→ WHAT IS EXPECTED:
Pictures stay out of the copy; restate everything else in the material exactly.

___ DATA PROVIDED

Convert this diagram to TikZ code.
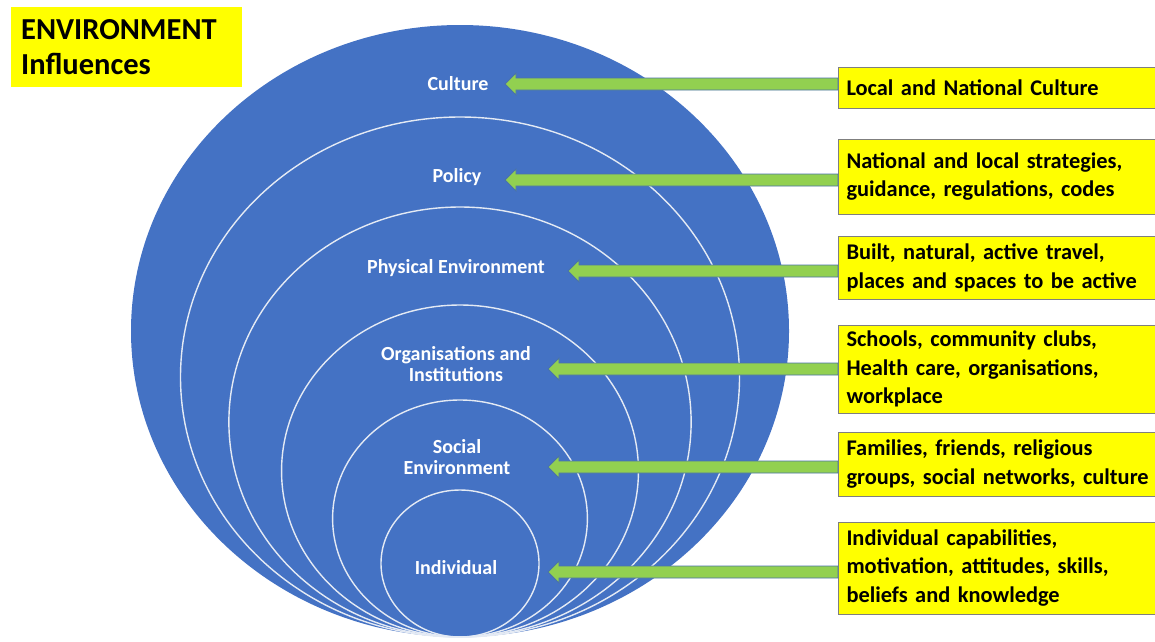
\documentclass[tikz,border=0pt]{standalone}
\usepackage{fontspec}
\setmainfont{Carlito}
\usetikzlibrary{calc}
\definecolor{ringblue}{HTML}{4472C4}
\definecolor{ringline}{HTML}{E4EAF4}
\definecolor{arrowgreen}{HTML}{92D050}
\definecolor{arrowedge}{HTML}{4A72A8}
\definecolor{boxyellow}{HTML}{FFFF00}
\definecolor{boxedge}{HTML}{7F7F7F}
\def\ringbottom{637}
\def\ringratio{1.075}
\def\shafthalf{6}
\def\headhalf{11}
\def\headlen{11}
\newcommand{\influencearrow}[2]{%
	\coordinate (from) at (#2 -| #1.west);
	\filldraw[arrow] ($(from)+(0,-\shafthalf)$) -- ($(#2)+(\headlen,-\shafthalf)$) -- ($(#2)+(\headlen,-\headhalf)$) -- (#2) -- ($(#2)+(\headlen,\headhalf)$) -- ($(#2)+(\headlen,\shafthalf)$) -- ($(from)+(0,\shafthalf)$) -- cycle;}

\begin{document}
\begin{tikzpicture}[x=1pt, y=-1pt]
	\tikzstyle{ring} = [draw=ringline, line width=1.4pt]
	\tikzstyle{ringlabel} = [text=white, align=center, inner sep=0pt, font=\fontsize{20}{21}\selectfont\bfseries]
	\tikzstyle{influence} = [draw=boxedge, line width=1pt, fill=boxyellow, anchor=west, text width=320pt, inner xsep=8pt, inner ysep=0pt, align=left, font=\fontsize{22.4}{28.5}\selectfont\bfseries]
	\tikzstyle{arrow} = [fill=arrowgreen, draw=arrowedge, line width=0.9pt]

	\useasboundingbox (0,0) rectangle (1155,641);

	%%Rings, all touching at the bottom
	\fill[ringblue] (460, 331) ellipse (329 and 306);
	\foreach \crest in {117, 207, 305, 400, 490}
		\draw[ring] (460, {(\ringbottom+\crest)/2}) ellipse ({\ringratio*(\ringbottom-\crest)/2} and {(\ringbottom-\crest)/2});

	%%Ring labels
	\node[ringlabel] (culture) at (458, 84) {Culture};
	\node[ringlabel] (policy) at (457, 177) {Policy};
	\node[ringlabel] (physical) at (456, 268) {Physical Environment};
	\node[ringlabel] (organisations) at (456, 364) {Organisations and\\Institutions};
	\node[ringlabel] (social) at (457, 457) {Social\\Environment};
	\node[ringlabel] (individual) at (456, 568) {Individual};

	%%Arrow tips
	\coordinate (tculture) at (505, 84);
	\coordinate (tpolicy) at (505, 180);
	\coordinate (tphysical) at (568, 271);
	\coordinate (torganisations) at (548, 369);
	\coordinate (tsocial) at (548, 467);
	\coordinate (tindividual) at (548, 572);

	%%Influence boxes
	\node[influence, minimum height=41pt] (bculture) at (838, 87.5) {Local and National Culture};
	\node[influence, minimum height=75pt] (bpolicy) at (838, 176.5) {National and local strategies,\\guidance, regulations, codes};
	\node[influence, minimum height=63pt] (bphysical) at (838, 268) {Built, natural, active travel,\\places and spaces to be active};
	\node[influence, minimum height=88pt] (borganisations) at (838, 369) {Schools, community clubs,\\Health care, organisations,\\workplace};
	\node[influence, minimum height=64pt] (bsocial) at (838, 464) {Families, friends, religious\\groups, social networks, culture};
	\node[influence, minimum height=92pt] (bindividual) at (838, 568) {Individual capabilities,\\motivation, attitudes, skills,\\beliefs and knowledge};

	\foreach \b/\t in {bculture/tculture, bpolicy/tpolicy, bphysical/tphysical, borganisations/torganisations, bsocial/tsocial, bindividual/tindividual}
		\influencearrow{\b}{\t};

	%%Title
	\node[fill=boxyellow, anchor=north west, minimum width=231pt, minimum height=80pt, text width=211pt, inner xsep=10pt, align=left, font=\fontsize{30.5}{35}\selectfont\bfseries] (title) at (11, 7) {ENVIRONMENT\\Influences};
\end{tikzpicture}
\end{document}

______

→ OUTPUT OF THE TASK:
Convert this diagram to TikZ code.
\documentclass[tikz,border=0pt]{standalone}
\usepackage{fontspec}
\setmainfont{Carlito}
\usetikzlibrary{calc}
\definecolor{ringblue}{HTML}{4472C4}
\definecolor{ringline}{HTML}{E4EAF4}
\definecolor{arrowgreen}{HTML}{92D050}
\definecolor{arrowedge}{HTML}{4A72A8}
\definecolor{boxyellow}{HTML}{FFFF00}
\definecolor{boxedge}{HTML}{7F7F7F}
\def\ringbottom{637}
\def\ringratio{1.075}
\def\shafthalf{6}
\def\headhalf{11}
\def\headlen{11}
\newcommand{\influencearrow}[2]{%
	\coordinate (from) at (#2 -| #1.west);
	\filldraw[arrow] ($(from)+(0,-\shafthalf)$) -- ($(#2)+(\headlen,-\shafthalf)$) -- ($(#2)+(\headlen,-\headhalf)$) -- (#2) -- ($(#2)+(\headlen,\headhalf)$) -- ($(#2)+(\headlen,\shafthalf)$) -- ($(from)+(0,\shafthalf)$) -- cycle;}

\begin{document}
\begin{tikzpicture}[x=1pt, y=-1pt]
	\tikzstyle{ring} = [draw=ringline, line width=1.4pt]
	\tikzstyle{ringlabel} = [text=white, align=center, inner sep=0pt, font=\fontsize{20}{21}\selectfont\bfseries]
	\tikzstyle{influence} = [draw=boxedge, line width=1pt, fill=boxyellow, anchor=west, text width=320pt, inner xsep=8pt, inner ysep=0pt, align=left, font=\fontsize{22.4}{28.5}\selectfont\bfseries]
	\tikzstyle{arrow} = [fill=arrowgreen, draw=arrowedge, line width=0.9pt]

	\useasboundingbox (0,0) rectangle (1155,641);

	%%Rings, all touching at the bottom
	\fill[ringblue] (460, 331) ellipse (329 and 306);
	\foreach \crest in {117, 207, 305, 400, 490}
		\draw[ring] (460, {(\ringbottom+\crest)/2}) ellipse ({\ringratio*(\ringbottom-\crest)/2} and {(\ringbottom-\crest)/2});

	%%Ring labels
	\node[ringlabel] (culture) at (458, 84) {Culture};
	\node[ringlabel] (policy) at (457, 177) {Policy};
	\node[ringlabel] (physical) at (456, 268) {Physical Environment};
	\node[ringlabel] (organisations) at (456, 364) {Organisations and\\Institutions};
	\node[ringlabel] (social) at (457, 457) {Social\\Environment};
	\node[ringlabel] (individual) at (456, 568) {Individual};

	%%Arrow tips
	\coordinate (tculture) at (505, 84);
	\coordinate (tpolicy) at (505, 180);
	\coordinate (tphysical) at (568, 271);
	\coordinate (torganisations) at (548, 369);
	\coordinate (tsocial) at (548, 467);
	\coordinate (tindividual) at (548, 572);

	%%Influence boxes
	\node[influence, minimum height=41pt] (bculture) at (838, 87.5) {Local and National Culture};
	\node[influence, minimum height=75pt] (bpolicy) at (838, 176.5) {National and local strategies,\\guidance, regulations, codes};
	\node[influence, minimum height=63pt] (bphysical) at (838, 268) {Built, natural, active travel,\\places and spaces to be active};
	\node[influence, minimum height=88pt] (borganisations) at (838, 369) {Schools, community clubs,\\Health care, organisations,\\workplace};
	\node[influence, minimum height=64pt] (bsocial) at (838, 464) {Families, friends, religious\\groups, social networks, culture};
	\node[influence, minimum height=92pt] (bindividual) at (838, 568) {Individual capabilities,\\motivation, attitudes, skills,\\beliefs and knowledge};

	\foreach \b/\t in {bculture/tculture, bpolicy/tpolicy, bphysical/tphysical, borganisations/torganisations, bsocial/tsocial, bindividual/tindividual}
		\influencearrow{\b}{\t};

	%%Title
	\node[fill=boxyellow, anchor=north west, minimum width=231pt, minimum height=80pt, text width=211pt, inner xsep=10pt, align=left, font=\fontsize{30.5}{35}\selectfont\bfseries] (title) at (11, 7) {ENVIRONMENT\\Influences};
\end{tikzpicture}
\end{document}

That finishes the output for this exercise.